**What is asked**
Output each entry that follows exactly. Images stay out.
-*-*-
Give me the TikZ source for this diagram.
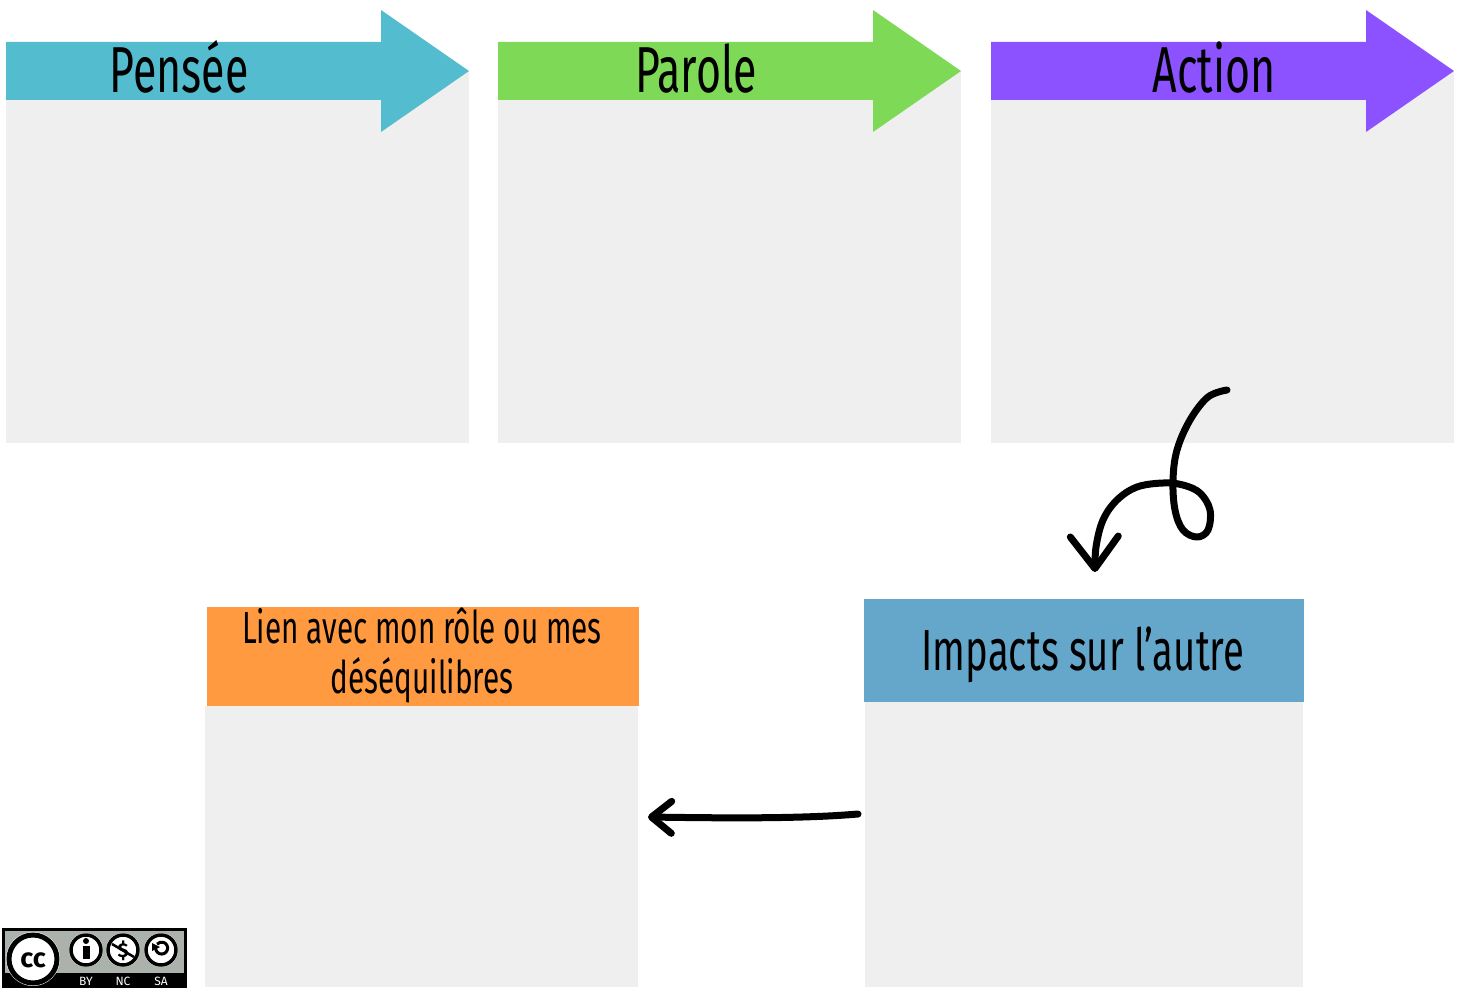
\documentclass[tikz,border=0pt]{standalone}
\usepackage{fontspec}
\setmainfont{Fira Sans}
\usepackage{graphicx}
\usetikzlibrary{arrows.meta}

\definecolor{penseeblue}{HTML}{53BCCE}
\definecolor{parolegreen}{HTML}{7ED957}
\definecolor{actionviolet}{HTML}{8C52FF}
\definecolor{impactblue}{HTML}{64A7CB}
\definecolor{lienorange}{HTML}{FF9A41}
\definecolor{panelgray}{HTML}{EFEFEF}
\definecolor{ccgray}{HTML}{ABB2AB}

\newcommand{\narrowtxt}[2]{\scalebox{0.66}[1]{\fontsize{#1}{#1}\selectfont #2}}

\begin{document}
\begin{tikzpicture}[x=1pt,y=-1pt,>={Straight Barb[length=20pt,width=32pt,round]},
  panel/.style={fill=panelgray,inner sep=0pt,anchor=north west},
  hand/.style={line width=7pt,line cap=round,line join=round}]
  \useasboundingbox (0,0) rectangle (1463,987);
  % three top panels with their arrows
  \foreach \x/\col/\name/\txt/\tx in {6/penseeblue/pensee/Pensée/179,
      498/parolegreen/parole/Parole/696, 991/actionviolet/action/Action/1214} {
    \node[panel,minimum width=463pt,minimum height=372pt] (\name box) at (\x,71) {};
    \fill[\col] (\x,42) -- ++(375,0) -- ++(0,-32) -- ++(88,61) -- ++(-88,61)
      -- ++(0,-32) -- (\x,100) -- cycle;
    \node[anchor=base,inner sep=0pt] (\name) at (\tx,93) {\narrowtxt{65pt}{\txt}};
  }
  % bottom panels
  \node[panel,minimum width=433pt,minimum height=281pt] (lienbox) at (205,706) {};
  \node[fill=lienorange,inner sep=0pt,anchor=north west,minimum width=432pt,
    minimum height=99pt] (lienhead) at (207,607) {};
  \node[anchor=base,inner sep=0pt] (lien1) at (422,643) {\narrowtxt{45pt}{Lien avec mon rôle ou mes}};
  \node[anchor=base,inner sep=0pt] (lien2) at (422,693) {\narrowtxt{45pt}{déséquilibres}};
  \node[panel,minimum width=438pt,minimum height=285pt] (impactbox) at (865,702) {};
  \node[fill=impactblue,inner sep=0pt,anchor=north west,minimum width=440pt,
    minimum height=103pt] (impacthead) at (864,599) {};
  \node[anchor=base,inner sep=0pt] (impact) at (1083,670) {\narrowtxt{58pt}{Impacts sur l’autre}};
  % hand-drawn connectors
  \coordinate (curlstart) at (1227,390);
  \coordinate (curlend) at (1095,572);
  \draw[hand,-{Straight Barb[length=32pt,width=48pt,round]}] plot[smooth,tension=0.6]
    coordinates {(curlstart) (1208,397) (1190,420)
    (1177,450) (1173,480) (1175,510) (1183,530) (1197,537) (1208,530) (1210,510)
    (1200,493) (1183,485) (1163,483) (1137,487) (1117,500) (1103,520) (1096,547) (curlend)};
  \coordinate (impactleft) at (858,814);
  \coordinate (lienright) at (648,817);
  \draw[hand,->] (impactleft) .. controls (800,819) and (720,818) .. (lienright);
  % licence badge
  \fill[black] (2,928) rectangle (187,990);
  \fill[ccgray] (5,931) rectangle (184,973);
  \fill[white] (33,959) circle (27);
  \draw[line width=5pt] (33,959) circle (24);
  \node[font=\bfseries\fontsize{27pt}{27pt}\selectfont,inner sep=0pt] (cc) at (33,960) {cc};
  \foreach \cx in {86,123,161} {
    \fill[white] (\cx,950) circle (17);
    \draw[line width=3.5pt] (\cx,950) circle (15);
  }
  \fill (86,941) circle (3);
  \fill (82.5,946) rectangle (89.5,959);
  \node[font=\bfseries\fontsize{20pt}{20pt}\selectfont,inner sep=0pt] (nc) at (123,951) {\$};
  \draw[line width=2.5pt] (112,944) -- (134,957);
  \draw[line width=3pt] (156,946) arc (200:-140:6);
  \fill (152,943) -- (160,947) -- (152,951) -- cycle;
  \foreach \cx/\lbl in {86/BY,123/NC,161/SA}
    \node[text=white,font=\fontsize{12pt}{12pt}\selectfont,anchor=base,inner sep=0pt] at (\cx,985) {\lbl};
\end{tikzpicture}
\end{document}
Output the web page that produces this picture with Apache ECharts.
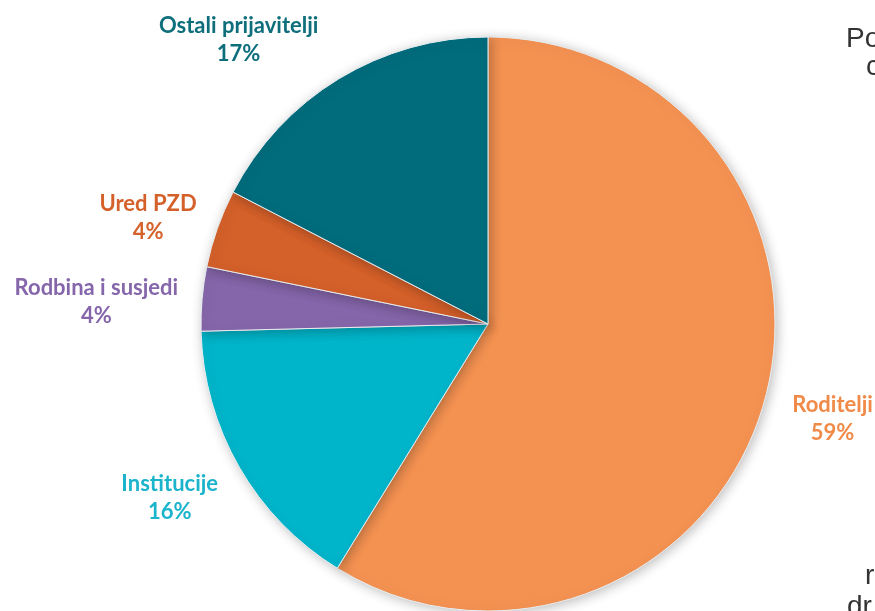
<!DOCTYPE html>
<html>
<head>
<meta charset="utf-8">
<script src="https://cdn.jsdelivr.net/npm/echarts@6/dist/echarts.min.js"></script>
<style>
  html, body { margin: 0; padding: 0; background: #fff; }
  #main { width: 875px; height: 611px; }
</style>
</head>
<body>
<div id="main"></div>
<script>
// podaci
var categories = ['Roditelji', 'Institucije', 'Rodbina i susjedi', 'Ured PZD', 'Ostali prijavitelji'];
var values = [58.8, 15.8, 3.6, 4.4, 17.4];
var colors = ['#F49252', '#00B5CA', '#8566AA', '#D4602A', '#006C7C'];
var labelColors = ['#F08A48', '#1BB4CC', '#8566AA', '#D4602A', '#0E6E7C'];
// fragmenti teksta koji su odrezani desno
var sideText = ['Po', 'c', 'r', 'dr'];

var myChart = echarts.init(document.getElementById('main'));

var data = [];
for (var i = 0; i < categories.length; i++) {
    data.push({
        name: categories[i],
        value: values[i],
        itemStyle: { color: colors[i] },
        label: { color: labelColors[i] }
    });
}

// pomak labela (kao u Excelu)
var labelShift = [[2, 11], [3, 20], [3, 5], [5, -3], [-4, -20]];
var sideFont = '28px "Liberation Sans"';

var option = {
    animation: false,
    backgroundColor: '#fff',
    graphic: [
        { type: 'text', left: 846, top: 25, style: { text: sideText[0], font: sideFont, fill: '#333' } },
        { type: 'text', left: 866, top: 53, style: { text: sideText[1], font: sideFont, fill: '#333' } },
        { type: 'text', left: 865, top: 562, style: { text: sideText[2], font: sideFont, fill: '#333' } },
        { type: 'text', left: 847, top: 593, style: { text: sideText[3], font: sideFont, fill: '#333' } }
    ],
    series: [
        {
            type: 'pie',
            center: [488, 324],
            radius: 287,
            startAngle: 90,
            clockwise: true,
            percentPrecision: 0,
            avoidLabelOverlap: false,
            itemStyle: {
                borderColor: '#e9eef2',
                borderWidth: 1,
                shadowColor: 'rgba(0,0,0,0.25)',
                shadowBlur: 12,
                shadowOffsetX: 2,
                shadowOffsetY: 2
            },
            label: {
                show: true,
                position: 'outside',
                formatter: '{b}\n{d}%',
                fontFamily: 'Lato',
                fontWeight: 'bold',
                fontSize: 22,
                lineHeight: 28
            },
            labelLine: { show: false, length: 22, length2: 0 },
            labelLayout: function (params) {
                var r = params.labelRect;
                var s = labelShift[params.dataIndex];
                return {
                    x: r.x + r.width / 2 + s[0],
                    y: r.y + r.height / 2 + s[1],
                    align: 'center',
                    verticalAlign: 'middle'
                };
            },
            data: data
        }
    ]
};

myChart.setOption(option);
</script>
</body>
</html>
-*-*-
**Completed task**
Give me the TikZ source for this diagram.
\documentclass[tikz,border=0pt]{standalone}
\usepackage{fontspec}
\setmainfont{Fira Sans}
\usepackage{graphicx}
\usetikzlibrary{arrows.meta}

\definecolor{penseeblue}{HTML}{53BCCE}
\definecolor{parolegreen}{HTML}{7ED957}
\definecolor{actionviolet}{HTML}{8C52FF}
\definecolor{impactblue}{HTML}{64A7CB}
\definecolor{lienorange}{HTML}{FF9A41}
\definecolor{panelgray}{HTML}{EFEFEF}
\definecolor{ccgray}{HTML}{ABB2AB}

\newcommand{\narrowtxt}[2]{\scalebox{0.66}[1]{\fontsize{#1}{#1}\selectfont #2}}

\begin{document}
\begin{tikzpicture}[x=1pt,y=-1pt,>={Straight Barb[length=20pt,width=32pt,round]},
  panel/.style={fill=panelgray,inner sep=0pt,anchor=north west},
  hand/.style={line width=7pt,line cap=round,line join=round}]
  \useasboundingbox (0,0) rectangle (1463,987);
  % three top panels with their arrows
  \foreach \x/\col/\name/\txt/\tx in {6/penseeblue/pensee/Pensée/179,
      498/parolegreen/parole/Parole/696, 991/actionviolet/action/Action/1214} {
    \node[panel,minimum width=463pt,minimum height=372pt] (\name box) at (\x,71) {};
    \fill[\col] (\x,42) -- ++(375,0) -- ++(0,-32) -- ++(88,61) -- ++(-88,61)
      -- ++(0,-32) -- (\x,100) -- cycle;
    \node[anchor=base,inner sep=0pt] (\name) at (\tx,93) {\narrowtxt{65pt}{\txt}};
  }
  % bottom panels
  \node[panel,minimum width=433pt,minimum height=281pt] (lienbox) at (205,706) {};
  \node[fill=lienorange,inner sep=0pt,anchor=north west,minimum width=432pt,
    minimum height=99pt] (lienhead) at (207,607) {};
  \node[anchor=base,inner sep=0pt] (lien1) at (422,643) {\narrowtxt{45pt}{Lien avec mon rôle ou mes}};
  \node[anchor=base,inner sep=0pt] (lien2) at (422,693) {\narrowtxt{45pt}{déséquilibres}};
  \node[panel,minimum width=438pt,minimum height=285pt] (impactbox) at (865,702) {};
  \node[fill=impactblue,inner sep=0pt,anchor=north west,minimum width=440pt,
    minimum height=103pt] (impacthead) at (864,599) {};
  \node[anchor=base,inner sep=0pt] (impact) at (1083,670) {\narrowtxt{58pt}{Impacts sur l’autre}};
  % hand-drawn connectors
  \coordinate (curlstart) at (1227,390);
  \coordinate (curlend) at (1095,572);
  \draw[hand,-{Straight Barb[length=32pt,width=48pt,round]}] plot[smooth,tension=0.6]
    coordinates {(curlstart) (1208,397) (1190,420)
    (1177,450) (1173,480) (1175,510) (1183,530) (1197,537) (1208,530) (1210,510)
    (1200,493) (1183,485) (1163,483) (1137,487) (1117,500) (1103,520) (1096,547) (curlend)};
  \coordinate (impactleft) at (858,814);
  \coordinate (lienright) at (648,817);
  \draw[hand,->] (impactleft) .. controls (800,819) and (720,818) .. (lienright);
  % licence badge
  \fill[black] (2,928) rectangle (187,990);
  \fill[ccgray] (5,931) rectangle (184,973);
  \fill[white] (33,959) circle (27);
  \draw[line width=5pt] (33,959) circle (24);
  \node[font=\bfseries\fontsize{27pt}{27pt}\selectfont,inner sep=0pt] (cc) at (33,960) {cc};
  \foreach \cx in {86,123,161} {
    \fill[white] (\cx,950) circle (17);
    \draw[line width=3.5pt] (\cx,950) circle (15);
  }
  \fill (86,941) circle (3);
  \fill (82.5,946) rectangle (89.5,959);
  \node[font=\bfseries\fontsize{20pt}{20pt}\selectfont,inner sep=0pt] (nc) at (123,951) {\$};
  \draw[line width=2.5pt] (112,944) -- (134,957);
  \draw[line width=3pt] (156,946) arc (200:-140:6);
  \fill (152,943) -- (160,947) -- (152,951) -- cycle;
  \foreach \cx/\lbl in {86/BY,123/NC,161/SA}
    \node[text=white,font=\fontsize{12pt}{12pt}\selectfont,anchor=base,inner sep=0pt] at (\cx,985) {\lbl};
\end{tikzpicture}
\end{document}
Output the web page that produces this picture with Apache ECharts.
<!DOCTYPE html>
<html>
<head>
<meta charset="utf-8">
<script src="https://cdn.jsdelivr.net/npm/echarts@6/dist/echarts.min.js"></script>
<style>
  html, body { margin: 0; padding: 0; background: #fff; }
  #main { width: 875px; height: 611px; }
</style>
</head>
<body>
<div id="main"></div>
<script>
// podaci
var categories = ['Roditelji', 'Institucije', 'Rodbina i susjedi', 'Ured PZD', 'Ostali prijavitelji'];
var values = [58.8, 15.8, 3.6, 4.4, 17.4];
var colors = ['#F49252', '#00B5CA', '#8566AA', '#D4602A', '#006C7C'];
var labelColors = ['#F08A48', '#1BB4CC', '#8566AA', '#D4602A', '#0E6E7C'];
// fragmenti teksta koji su odrezani desno
var sideText = ['Po', 'c', 'r', 'dr'];

var myChart = echarts.init(document.getElementById('main'));

var data = [];
for (var i = 0; i < categories.length; i++) {
    data.push({
        name: categories[i],
        value: values[i],
        itemStyle: { color: colors[i] },
        label: { color: labelColors[i] }
    });
}

// pomak labela (kao u Excelu)
var labelShift = [[2, 11], [3, 20], [3, 5], [5, -3], [-4, -20]];
var sideFont = '28px "Liberation Sans"';

var option = {
    animation: false,
    backgroundColor: '#fff',
    graphic: [
        { type: 'text', left: 846, top: 25, style: { text: sideText[0], font: sideFont, fill: '#333' } },
        { type: 'text', left: 866, top: 53, style: { text: sideText[1], font: sideFont, fill: '#333' } },
        { type: 'text', left: 865, top: 562, style: { text: sideText[2], font: sideFont, fill: '#333' } },
        { type: 'text', left: 847, top: 593, style: { text: sideText[3], font: sideFont, fill: '#333' } }
    ],
    series: [
        {
            type: 'pie',
            center: [488, 324],
            radius: 287,
            startAngle: 90,
            clockwise: true,
            percentPrecision: 0,
            avoidLabelOverlap: false,
            itemStyle: {
                borderColor: '#e9eef2',
                borderWidth: 1,
                shadowColor: 'rgba(0,0,0,0.25)',
                shadowBlur: 12,
                shadowOffsetX: 2,
                shadowOffsetY: 2
            },
            label: {
                show: true,
                position: 'outside',
                formatter: '{b}\n{d}%',
                fontFamily: 'Lato',
                fontWeight: 'bold',
                fontSize: 22,
                lineHeight: 28
            },
            labelLine: { show: false, length: 22, length2: 0 },
            labelLayout: function (params) {
                var r = params.labelRect;
                var s = labelShift[params.dataIndex];
                return {
                    x: r.x + r.width / 2 + s[0],
                    y: r.y + r.height / 2 + s[1],
                    align: 'center',
                    verticalAlign: 'middle'
                };
            },
            data: data
        }
    ]
};

myChart.setOption(option);
</script>
</body>
</html>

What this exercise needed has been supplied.